Skip all pictures, then copy the lines from the start of the data through the line with "const groups = ['No', 'Yes'];", keeping both ends.
========
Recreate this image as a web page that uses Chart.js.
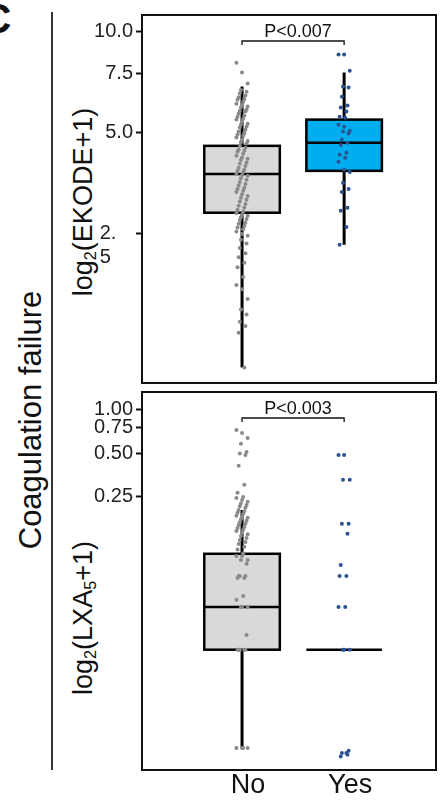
<!DOCTYPE html>
<html>
<head>
<meta charset="utf-8">
<script src="https://cdn.jsdelivr.net/npm/chart.js@4"></script>
<style>
  body { margin: 0; background: #fff; font-family: 'Liberation Sans', Arial, sans-serif; }
  #wrap { position: relative; width: 440px; height: 800px; overflow: hidden; color: #111; }
  canvas { position: absolute; left: 0; }
  .rot { position: absolute; transform: translate(-50%, -50%) rotate(-90deg); white-space: nowrap; line-height: 1; }
  .rot sub { font-size: 0.6em; vertical-align: -0.3em; line-height: 0; }
</style>
</head>
<body>
<div id="wrap">
  <div style="position:absolute;left:-19px;top:-5px;font-size:42px;font-weight:bold;">C</div>
  <div style="position:absolute;left:51px;top:12px;width:1.5px;height:758px;background:#333;"></div>
  <div class="rot" style="left:30px;top:420px;font-size:31px;">Coagulation failure</div>
  <div class="rot" style="left:83px;top:202px;font-size:27px;">log<sub>2</sub>(EKODE+1)</div>
  <div class="rot" style="left:83px;top:618px;font-size:27px;">log<sub>2</sub>(LXA<sub>5</sub>+1)</div>
  <canvas id="topChart" width="440" height="390" style="top:0"></canvas>
  <canvas id="bottomChart" width="440" height="412" style="top:388px"></canvas>
</div>
<script>
const groups = ['No', 'Yes'];

// EKODE panel
const ekodeTicks = [10, 7.5, 5, 2.5];
const ekodeTickText = ['10.0', '7.5', '5.0', '2.\n5'];
// [lower whisker, Q1, median, Q3, upper whisker]
const ekodeNoBox = [1.00, 2.89, 3.77, 4.57, 6.86];
const ekodeYesBox = [2.32, 3.85, 4.67, 5.47, 7.55];
const ekodeNo = [8.08, 7.55, 7.00, 6.70, 6.62, 6.55, 6.45, 6.38, 6.30, 6.27, 6.18, 6.10, 6.05, 5.98,
  5.94, 5.86, 5.80, 5.78, 5.70, 5.62, 5.58, 5.50, 5.47, 5.40, 5.32, 5.28, 5.22, 5.18, 5.10, 5.04,
  4.98, 4.94, 4.90, 4.84, 4.77, 4.72, 4.68, 4.64, 4.58, 4.51, 4.46, 4.42, 4.39, 4.33, 4.27, 4.22,
  4.18, 4.15, 4.08, 4.04, 3.98, 3.93, 3.88, 3.85, 3.82, 3.77, 3.74, 3.72, 3.66, 3.62, 3.57, 3.52,
  3.48, 3.43, 3.40, 3.36, 3.33, 3.28, 3.24, 3.20, 3.16, 3.12, 3.07, 3.03, 2.99, 2.95, 2.91, 2.88,
  2.85, 2.83, 2.80, 2.77, 2.75, 2.70, 2.68, 2.64, 2.61, 2.58, 2.54, 2.50, 2.47, 2.40, 2.34, 2.27,
  2.19, 2.13, 2.05, 1.99, 1.86, 1.76, 1.71, 1.60, 1.49, 1.44, 1.37, 1.33, 1.27, 1.00];
const ekodeYes = [8.54, 8.54, 7.65, 6.86, 6.81, 6.40, 6.02, 5.94, 5.78, 5.58, 5.54, 5.28, 5.21, 5.07,
  5.04, 4.97, 4.77, 4.67, 4.60, 4.36, 4.30, 4.21, 4.10, 3.88, 3.82, 3.55, 3.40, 3.33, 2.99, 2.93,
  2.62, 2.32];

// LXA5 panel
const lxaTicks = [1, 0.75, 0.5, 0.25];
const lxaTickText = ['1.00', '0.75', '0.50', '0.25'];
const lxaNoBox = [0.00458, 0.0219, 0.0433, 0.101, 0.203];
const lxaYesBox = [0.0219, 0.0219, 0.0219, 0.0219, 0.0219];
const lxaNo = [0.727, 0.693, 0.640, 0.582, 0.512, 0.500, 0.488, 0.410, 0.303, 0.267, 0.250, 0.246,
  0.238, 0.231, 0.225, 0.220, 0.215, 0.210, 0.203, 0.199, 0.194, 0.190, 0.185, 0.182, 0.179, 0.175,
  0.171, 0.167, 0.163, 0.160, 0.155, 0.152, 0.148, 0.145, 0.141, 0.138, 0.134, 0.130, 0.126, 0.122,
  0.118, 0.113, 0.108, 0.102, 0.0976, 0.0976, 0.0916, 0.0916, 0.0860, 0.0710, 0.0710, 0.0710,
  0.0687, 0.0687, 0.0516, 0.0485, 0.0433, 0.0433, 0.0433, 0.0277, 0.0219, 0.0219, 0.0219, 0.0219,
  0.0219, 0.00458, 0.00458, 0.00458, 0.00458];
const lxaYes = [0.488, 0.488, 0.328, 0.328, 0.163, 0.163, 0.139, 0.0846, 0.0710, 0.0710, 0.0433,
  0.0433, 0.0219, 0.0219, 0.0219, 0.00438, 0.00423, 0.00410, 0.00400, 0.00423];

const FONT = "'Liberation Sans', Arial, sans-serif";
const boxFills = ['#d9d9d9', '#00aeef'];
const dotColors = ['#8a8a8a', '#2b5391'];

// small horizontal spread so overlapping points stay visible
function spread(vals, gi) {
  return vals.map((v, i) => ({ x: gi + (((i * 5) % 11) - 5) * 0.011, y: v }));
}

function noPad(s) {
  s.paddingTop = 0; s.paddingBottom = 0; s.paddingLeft = 0; s.paddingRight = 0;
}

// boxes, whiskers, frame and p-value bracket
const boxPlugin = {
  id: 'boxes',
  beforeDatasetsDraw(chart, args, opts) {
    const { ctx, scales: { x, y } } = chart;
    ctx.save();
    opts.stats.forEach((s, gi) => {
      const xc = x.getPixelForValue(gi);
      const hw = x.getPixelForValue(gi + 0.37) - xc;
      const [lo, q1, med, q3, hi] = s.map(v => y.getPixelForValue(v));
      ctx.strokeStyle = '#000';
      ctx.lineWidth = 3;
      ctx.beginPath();
      if (s[4] > s[3]) { ctx.moveTo(xc, q3); ctx.lineTo(xc, hi); }
      if (s[0] < s[1]) { ctx.moveTo(xc, q1); ctx.lineTo(xc, lo); }
      ctx.stroke();
      ctx.lineWidth = 2.5;
      if (s[3] > s[1]) {
        ctx.fillStyle = boxFills[gi];
        ctx.fillRect(xc - hw, q3, hw * 2, q1 - q3);
        ctx.strokeRect(xc - hw, q3, hw * 2, q1 - q3);
      }
      ctx.beginPath();
      ctx.moveTo(xc - hw, med);
      ctx.lineTo(xc + hw, med);
      ctx.stroke();
    });
    ctx.restore();
  },
  afterDraw(chart, args, opts) {
    const { ctx, chartArea: a, scales: { x } } = chart;
    ctx.save();
    ctx.strokeStyle = '#111';
    ctx.lineWidth = 2;
    ctx.strokeRect(a.left, a.top, a.right - a.left, a.bottom - a.top);
    const x0 = x.getPixelForValue(0), x1 = x.getPixelForValue(1);
    const by = a.top + 26;
    ctx.lineWidth = 1.3;
    ctx.beginPath();
    ctx.moveTo(x0, by + 4); ctx.lineTo(x0, by); ctx.lineTo(x1, by); ctx.lineTo(x1, by + 4);
    ctx.stroke();
    ctx.fillStyle = '#111';
    ctx.font = '18px ' + FONT;
    ctx.textAlign = 'center';
    ctx.textBaseline = 'alphabetic';
    ctx.fillText(opts.pText, (x0 + x1) / 2 + 5, by - 4);
    ctx.restore();
  }
};

function makeChart(id, cfg) {
  return new Chart(document.getElementById(id), {
    type: 'scatter',
    data: {
      datasets: [
        { data: spread(cfg.no, 0), backgroundColor: dotColors[0], pointRadius: 2, borderWidth: 0 },
        { data: spread(cfg.yes, 1), backgroundColor: dotColors[1], pointRadius: 2, borderWidth: 0 }
      ]
    },
    options: {
      responsive: false,
      animation: false,
      devicePixelRatio: 1,
      layout: { padding: cfg.padding },
      scales: {
        x: {
          type: 'linear', min: -0.98, max: 1.9,
          display: cfg.showX,
          afterBuildTicks: s => { s.ticks = [{ value: 0 }, { value: 1 }]; },
          afterFit: s => { noPad(s); s.height = cfg.showX ? 30 : 0; },
          ticks: {
            callback: v => groups[v], font: { size: 27, family: FONT }, color: '#111',
            padding: -9, labelOffset: 6, maxRotation: 0, autoSkip: false
          },
          grid: { display: false },
          border: { display: false }
        },
        y: {
          type: 'logarithmic', min: cfg.min, max: cfg.max,
          afterBuildTicks: s => { s.ticks = cfg.ticks.map(v => ({ value: v })); },
          afterFit: s => { noPad(s); s.width = 142; },
          ticks: {
            autoSkip: false,
            callback: (v, i) => {
              const t = cfg.tickText[i];
              if (t.includes('\n')) {
                const parts = t.split('\n');
                return ['', parts[0] + '   ', parts[1] + '    '];
              }
              return t;
            },
            font: { size: 20, family: FONT }, color: '#222', padding: 3
          },
          grid: { drawOnChartArea: false, tickLength: 6, tickWidth: 2, tickColor: '#111' },
          border: { color: '#111', width: 2 }
        }
      },
      plugins: {
        legend: { display: false },
        tooltip: { enabled: false },
        boxes: { stats: cfg.stats, pText: cfg.pText }
      }
    },
    plugins: [boxPlugin]
  });
}

makeChart('topChart', {
  no: ekodeNo, yes: ekodeYes, stats: [ekodeNoBox, ekodeYesBox],
  ticks: ekodeTicks, tickText: ekodeTickText, min: 0.9, max: 11.2,
  pText: 'P<0.007', showX: false,
  padding: { top: 15, right: 1, bottom: 7, left: 0 }
});

makeChart('bottomChart', {
  no: lxaNo, yes: lxaYes, stats: [lxaNoBox, lxaYesBox],
  ticks: lxaTicks, tickText: lxaTickText, min: 0.00322, max: 1.33,
  pText: 'P<0.003', showX: true,
  padding: { top: 4, right: 1, bottom: 0, left: 0 }
});
</script>
</body>
</html>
========
- _RESPONSE TO THIS EXERCISE_:
Recreate this image as a web page that uses Chart.js.
<!DOCTYPE html>
<html>
<head>
<meta charset="utf-8">
<script src="https://cdn.jsdelivr.net/npm/chart.js@4"></script>
<style>
  body { margin: 0; background: #fff; font-family: 'Liberation Sans', Arial, sans-serif; }
  #wrap { position: relative; width: 440px; height: 800px; overflow: hidden; color: #111; }
  canvas { position: absolute; left: 0; }
  .rot { position: absolute; transform: translate(-50%, -50%) rotate(-90deg); white-space: nowrap; line-height: 1; }
  .rot sub { font-size: 0.6em; vertical-align: -0.3em; line-height: 0; }
</style>
</head>
<body>
<div id="wrap">
  <div style="position:absolute;left:-19px;top:-5px;font-size:42px;font-weight:bold;">C</div>
  <div style="position:absolute;left:51px;top:12px;width:1.5px;height:758px;background:#333;"></div>
  <div class="rot" style="left:30px;top:420px;font-size:31px;">Coagulation failure</div>
  <div class="rot" style="left:83px;top:202px;font-size:27px;">log<sub>2</sub>(EKODE+1)</div>
  <div class="rot" style="left:83px;top:618px;font-size:27px;">log<sub>2</sub>(LXA<sub>5</sub>+1)</div>
  <canvas id="topChart" width="440" height="390" style="top:0"></canvas>
  <canvas id="bottomChart" width="440" height="412" style="top:388px"></canvas>
</div>
<script>
const groups = ['No', 'Yes'];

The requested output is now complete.